Q Dear Miss Abigail:
I like a man who acts very aloof and distant. However, I know he likes me as well. I’ve tried giving hints to show my feelings. He seems to respond with mutual flirting but nothing ever comes of it. What do you suggest I do to get him to ask me out?
A Dear Elizabeth:
You sound a bit older than the average teen, but I think this advice from Ellen Peck’s book How to Get a Teen-Age Boy and What to Do When You Get Him could work for all ages. Ms. Peck’s motto: girls should stop waiting to be asked out, and to take action themselves. So go out there and get him, Elizabeth! (Even if it involves some manipulation and mind games.)
1969: How to Date a Teen-Age Boy
You should make the first move with a boy. You should take the initiative in showing interest. You should arrange conversations. In, short, as we pointed out in Chapter 3, you should be a bit aggressive. But all this aggressiveness is still basically feminine. All you’re getting across to the boy is, ‘Here I am. I’m a girl. I like you. Why not ask me out?’ You are saying, in effect, ‘I’m available. Advance.’
But you must stop short of actually suggesting that the two of you go out together. When you do this, you are no longer being really feminine. You are crossing the line into male territory. It is still the prerogative of the male to ask for dates. Once you’ve taken over this prerogative, he will not assume it. You’ve, in effect, switched roles. The boy will ask out some other girl who hasn’t been quite so aggressive!

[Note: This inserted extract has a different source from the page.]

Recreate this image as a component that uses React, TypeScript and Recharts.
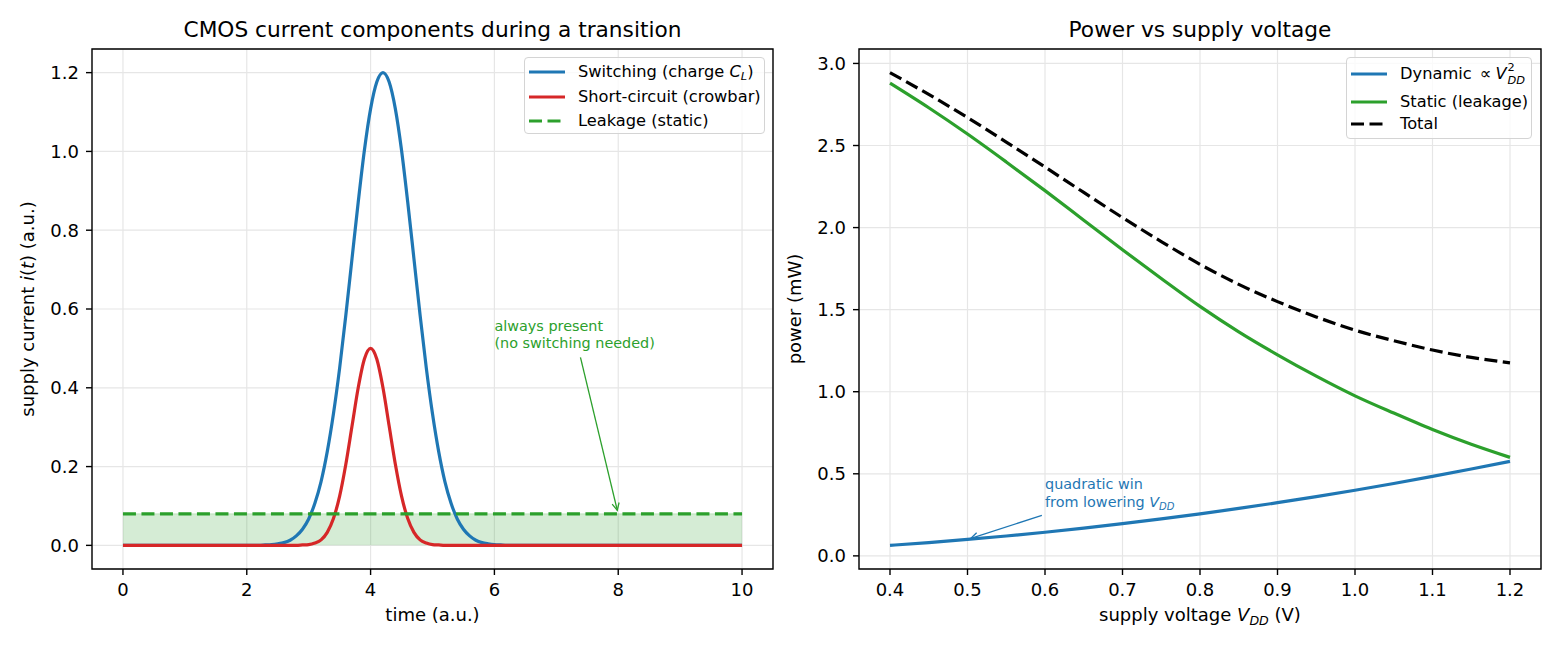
import React from "react";
import {
  Area,
  CartesianGrid,
  ComposedChart,
  Label,
  Line,
  ReferenceArea,
  ReferenceDot,
  ReferenceLine,
  XAxis,
  YAxis,
} from "recharts";

const FONT = "'DejaVu Sans', sans-serif";
const BLUE = "#1f77b4";
const RED = "#d62728";
const GREEN = "#2ca02c";

// left panel: supply current over one transition (time in a.u.)
const timePoints = [
  0, 2.2, 2.3, 2.4, 2.5, 2.6, 2.7, 2.8, 2.9, 3.0, 3.1, 3.2, 3.3, 3.4, 3.5, 3.6, 3.7, 3.8, 3.9, 4.0, 4.1, 4.2,
  4.3, 4.4, 4.5, 4.6, 4.7, 4.8, 4.9, 5.0, 5.1, 5.2, 5.3, 5.4, 5.5, 5.6, 5.7, 5.8, 5.9, 6.0, 6.1, 6.2, 10,
];
const switchingCurrent = [
  0, 0, 0.001, 0.002, 0.004, 0.007, 0.013, 0.024, 0.041, 0.067, 0.107, 0.162, 0.238, 0.334, 0.45, 0.584, 0.728,
  0.871, 1.003, 1.108, 1.176, 1.2, 1.176, 1.108, 1.003, 0.871, 0.728, 0.584, 0.45, 0.334, 0.238, 0.162, 0.107,
  0.067, 0.041, 0.024, 0.013, 0.007, 0.004, 0.002, 0.001, 0, 0,
];
const crowbarCurrent = [
  0, 0, 0, 0, 0, 0, 0, 0, 0.001, 0.002, 0.006, 0.014, 0.033, 0.068, 0.125, 0.206, 0.303, 0.4, 0.473, 0.5, 0.473,
  0.4, 0.303, 0.206, 0.125, 0.068, 0.033, 0.014, 0.006, 0.002, 0.001, 0, 0, 0, 0, 0, 0, 0, 0, 0, 0, 0, 0,
];
const leakageLevel = 0.08;
const timeTicks = [0, 2, 4, 6, 8, 10];
const currentTicks = [0, 0.2, 0.4, 0.6, 0.8, 1.0, 1.2];

// right panel: power vs supply voltage
const supplyVoltage = [0.4, 0.45, 0.5, 0.55, 0.6, 0.65, 0.7, 0.75, 0.8, 0.85, 0.9, 0.95, 1.0, 1.05, 1.1, 1.15, 1.2];
const dynamicPower = [
  0.064, 0.081, 0.1, 0.121, 0.144, 0.169, 0.196, 0.225, 0.256, 0.289, 0.324, 0.361, 0.4, 0.441, 0.484, 0.529, 0.576,
];
const staticPower = [
  2.88, 2.73, 2.57, 2.4, 2.225, 2.045, 1.865, 1.69, 1.52, 1.365, 1.225, 1.095, 0.975, 0.87, 0.77, 0.68, 0.6,
];
const totalPower = [
  2.944, 2.811, 2.67, 2.521, 2.369, 2.214, 2.061, 1.915, 1.776, 1.654, 1.549, 1.456, 1.375, 1.311, 1.254, 1.209, 1.176,
];
const voltageTicks = [0.4, 0.5, 0.6, 0.7, 0.8, 0.9, 1.0, 1.1, 1.2];
const powerTicks = [0, 0.5, 1.0, 1.5, 2.0, 2.5, 3.0];

const currentData = timePoints.map((t, i) => ({
  t,
  switching: switchingCurrent[i],
  crowbar: crowbarCurrent[i],
  leak: leakageLevel,
}));

const powerData = supplyVoltage.map((v, i) => ({
  v,
  dynamic: dynamicPower[i],
  stat: staticPower[i],
  total: totalPower[i],
}));

const tickStyle = { fill: "#000", fontSize: 18, fontFamily: FONT };
const tickLine = { stroke: "#000", strokeWidth: 1.4 };

// open "->" arrow between two data points
const arrowShape = (color: string) => (p: any) => {
  const { x1, y1, x2, y2 } = p;
  const ang = Math.atan2(y2 - y1, x2 - x1);
  const len = 8;
  const spread = 0.46;
  const ax = x2 - len * Math.cos(ang - spread);
  const ay = y2 - len * Math.sin(ang - spread);
  const bx = x2 - len * Math.cos(ang + spread);
  const by = y2 - len * Math.sin(ang + spread);
  return (
    <g>
      <line x1={x1} y1={y1} x2={x2} y2={y2} stroke={color} strokeWidth={1.3} />
      <polyline points={`${ax},${ay} ${x2},${y2} ${bx},${by}`} fill="none" stroke={color} strokeWidth={1.3} />
    </g>
  );
};

function Legend({ left, top, width, height, rows }: any) {
  return (
    <div
      style={{
        position: "absolute",
        left,
        top,
        width,
        height,
        boxSizing: "border-box",
        border: "1.2px solid #d4d4d4",
        borderRadius: 4,
        background: "rgba(255,255,255,0.8)",
        fontFamily: FONT,
        fontSize: 16.25,
        color: "#000",
      }}
    >
      {rows.map((r: any, i: number) => (
        <div
          key={i}
          style={{ position: "absolute", left: 4, top: r.y - 12, height: 24, display: "flex", alignItems: "center" }}
        >
          <svg width={36} height={24} style={{ marginRight: 13 }}>
            <line x1={0} x2={36} y1={12} y2={12} stroke={r.color} strokeWidth={3.2} strokeDasharray={r.dash} />
          </svg>
          <span style={{ whiteSpace: "nowrap", lineHeight: 1 }}>{r.label}</span>
        </div>
      ))}
    </div>
  );
}

export default function App() {
  return (
    <div style={{ position: "absolute", left: 0, top: 0, width: 1560, height: 650, background: "#fff" }}>
      <svg width={1560} height={60} style={{ position: "absolute", left: 0, top: 0 }}>
        <text x={432.5} y={37} textAnchor="middle" fontFamily={FONT} fontSize={21.7}>
          CMOS current components during a transition
        </text>
        <text x={1200} y={37} textAnchor="middle" fontFamily={FONT} fontSize={21.7}>
          Power vs supply voltage
        </text>
      </svg>

      <div style={{ position: "absolute", left: 0, top: 0 }}>
        <ComposedChart width={780} height={650} data={currentData} margin={{ top: 49, right: 7, bottom: 0, left: 0 }}>
          <CartesianGrid stroke="#e6e6e6" strokeWidth={1.2} />
          <XAxis
            dataKey="t"
            type="number"
            domain={[-0.5, 10.5]}
            ticks={timeTicks}
            height={81}
            axisLine={false}
            tickLine={tickLine}
            tickSize={6}
            tickMargin={8}
            tick={tickStyle}
          >
            <Label
              content={({ viewBox }: any) => (
                <text x={viewBox.x + viewBox.width / 2} y={viewBox.y + 52} textAnchor="middle" fontFamily={FONT} fontSize={18}>
                  time (a.u.)
                </text>
              )}
            />
          </XAxis>
          <YAxis
            type="number"
            domain={[-0.06, 1.26]}
            ticks={currentTicks}
            width={92}
            axisLine={false}
            tickLine={tickLine}
            tickSize={6}
            tickMargin={7}
            tick={tickStyle}
            tickFormatter={(v: number) => v.toFixed(1)}
          >
            <Label
              content={({ viewBox }: any) => {
                const x = viewBox.x + 34;
                const y = viewBox.y + viewBox.height / 2;
                return (
                  <text x={x} y={y} transform={`rotate(-90 ${x} ${y})`} textAnchor="middle" fontFamily={FONT} fontSize={18}>
                    supply current <tspan fontStyle="italic">i</tspan>(<tspan fontStyle="italic">t</tspan>) (a.u.)
                  </text>
                );
              }}
            />
          </YAxis>
          <Area
            dataKey="leak"
            type="linear"
            baseValue={0}
            fill={GREEN}
            fillOpacity={0.2}
            stroke={GREEN}
            strokeOpacity={0.2}
            strokeWidth={1}
            isAnimationActive={false}
          />
          <Line dataKey="switching" type="monotone" stroke={BLUE} strokeWidth={3.2} dot={false} isAnimationActive={false} />
          <Line dataKey="crowbar" type="monotone" stroke={RED} strokeWidth={3.2} dot={false} isAnimationActive={false} />
          <Line
            dataKey="leak"
            type="linear"
            stroke={GREEN}
            strokeWidth={3.2}
            strokeDasharray="13 5.5"
            dot={false}
            isAnimationActive={false}
          />
          <ReferenceLine
            segment={[
              { x: 7.39, y: 0.477 },
              { x: 7.985, y: 0.089 },
            ]}
            shape={arrowShape(GREEN)}
          />
          <ReferenceDot
            x={6.0}
            y={0.5}
            shape={(p: any) => (
              <text fontFamily={FONT} fontSize={14.4} fill={GREEN}>
                <tspan x={p.cx} y={p.cy - 17.3}>always present</tspan>
                <tspan x={p.cx} y={p.cy}>(no switching needed)</tspan>
              </text>
            )}
          />
          <ReferenceArea x1={-0.5} x2={10.5} y1={-0.06} y2={1.26} fill="none" stroke="#000" strokeWidth={1.4} />
        </ComposedChart>
      </div>

      <div style={{ position: "absolute", left: 780, top: 0 }}>
        <ComposedChart width={780} height={650} data={powerData} margin={{ top: 49, right: 19, bottom: 0, left: 0 }}>
          <CartesianGrid stroke="#e6e6e6" strokeWidth={1.2} />
          <XAxis
            dataKey="v"
            type="number"
            domain={[0.36, 1.24]}
            ticks={voltageTicks}
            height={81}
            axisLine={false}
            tickLine={tickLine}
            tickSize={6}
            tickMargin={8}
            tick={tickStyle}
            tickFormatter={(v: number) => v.toFixed(1)}
          >
            <Label
              content={({ viewBox }: any) => (
                <text x={viewBox.x + viewBox.width / 2} y={viewBox.y + 52} textAnchor="middle" fontFamily={FONT} fontSize={18}>
                  supply voltage <tspan fontStyle="italic">V</tspan>
                  <tspan fontStyle="italic" fontSize={12.6} dy={4}>DD</tspan>
                  <tspan dy={-4}> (V)</tspan>
                </text>
              )}
            />
          </XAxis>
          <YAxis
            type="number"
            domain={[-0.08, 3.088]}
            ticks={powerTicks}
            width={79}
            axisLine={false}
            tickLine={tickLine}
            tickSize={6}
            tickMargin={7}
            tick={tickStyle}
            tickFormatter={(v: number) => v.toFixed(1)}
          >
            <Label
              content={({ viewBox }: any) => {
                const x = viewBox.x + viewBox.width - 58;
                const y = viewBox.y + viewBox.height / 2;
                return (
                  <text x={x} y={y} transform={`rotate(-90 ${x} ${y})`} textAnchor="middle" fontFamily={FONT} fontSize={18}>
                    power (mW)
                  </text>
                );
              }}
            />
          </YAxis>
          <Line dataKey="dynamic" type="monotone" stroke={BLUE} strokeWidth={3.2} dot={false} isAnimationActive={false} />
          <Line dataKey="stat" type="monotone" stroke={GREEN} strokeWidth={3.2} dot={false} isAnimationActive={false} />
          <Line
            dataKey="total"
            type="monotone"
            stroke="#000"
            strokeWidth={3.2}
            strokeDasharray="13 5.5"
            dot={false}
            isAnimationActive={false}
          />
          <ReferenceLine
            segment={[
              { x: 0.596, y: 0.247 },
              { x: 0.5044, y: 0.107 },
            ]}
            shape={arrowShape(BLUE)}
          />
          <ReferenceDot
            x={0.6}
            y={0.3}
            shape={(p: any) => (
              <text fontFamily={FONT} fontSize={14.4} fill={BLUE}>
                <tspan x={p.cx} y={p.cy - 17.3}>quadratic win</tspan>
                <tspan x={p.cx} y={p.cy}>
                  from lowering <tspan fontStyle="italic">V</tspan>
                  <tspan fontStyle="italic" fontSize={10} dy={3}>DD</tspan>
                </tspan>
              </text>
            )}
          />
          <ReferenceArea x1={0.36} x2={1.24} y1={-0.08} y2={3.088} fill="none" stroke="#000" strokeWidth={1.4} />
        </ComposedChart>
      </div>

      <Legend
        left={524}
        top={57}
        width={241}
        height={77}
        rows={[
          {
            y: 14,
            color: BLUE,
            label: (
              <>
                Switching (charge <i>C</i>
                <i style={{ fontSize: "0.7em", position: "relative", top: "0.3em" }}>L</i>)
              </>
            ),
          },
          { y: 39, color: RED, label: "Short-circuit (crowbar)" },
          { y: 63, color: GREEN, dash: "13 5.5", label: "Leakage (static)" },
        ]}
      />
      <Legend
        left={1346}
        top={57}
        width={186}
        height={82}
        rows={[
          {
            y: 16,
            color: BLUE,
            label: (
              <>
                Dynamic <span style={{ margin: "0 4px 0 3px" }}>∝</span>
                <i>V</i>
                <span style={{ position: "relative", display: "inline-block", width: 24, fontSize: "0.7em" }}>
                  <span style={{ position: "absolute", left: 1, top: -17, lineHeight: 1 }}>2</span>
                  <i style={{ position: "absolute", left: 1, top: -4, lineHeight: 1 }}>DD</i>
                </span>
              </>
            ),
          },
          { y: 44, color: GREEN, label: "Static (leakage)" },
          { y: 66, color: "#000", dash: "13 5.5", label: "Total" },
        ]}
      />
    </div>
  );
}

What if Irene is having a party and she says ‘Invite one of the guys.’ Do this. Get him to ask you out. There are three ways.
One. ‘Barb, do you think Greg would like to take me to Irene’s? Would you tell him ~ I’d like it if he suggested it?’ This will work if you choose the right girl to act as liaison, but it has to be a girl who knows Greg pretty well.
Two. Do you know one of the guys who has already been asked by a girl? Do you know himwell? Tell him you’d like to go with Greg and he’ll set it up. (In fact, you’ll end up double-dating.) P.S. It is a good idea to clear this with the other girl involved.
Three. Arrange it so that your date with Greg is just kind of ‘understood,’ but without your ever asking him. First, get word to him that you’d like to go with him. Affirmative response from Greg? Fine. Next step. When the crowd’s sitting around at lunch, Barb can look at the two of you and say ‘You two are going to Irene’s Saturday, aren’t you? (THEN BARB IMMEDIATELY ADDS SOME OTHER COMMENT!) . . . What are you going to wear?’
Or, ‘You two are going to Irene’s Saturday, aren’t you? What time are you going? Do you think we should go somewhere afterwards?’ Et cetera.
I’m sure you get the idea. Some see-sawing or even a bit of confusion may result. But it’s better than the formality of you-actually-asking Greg.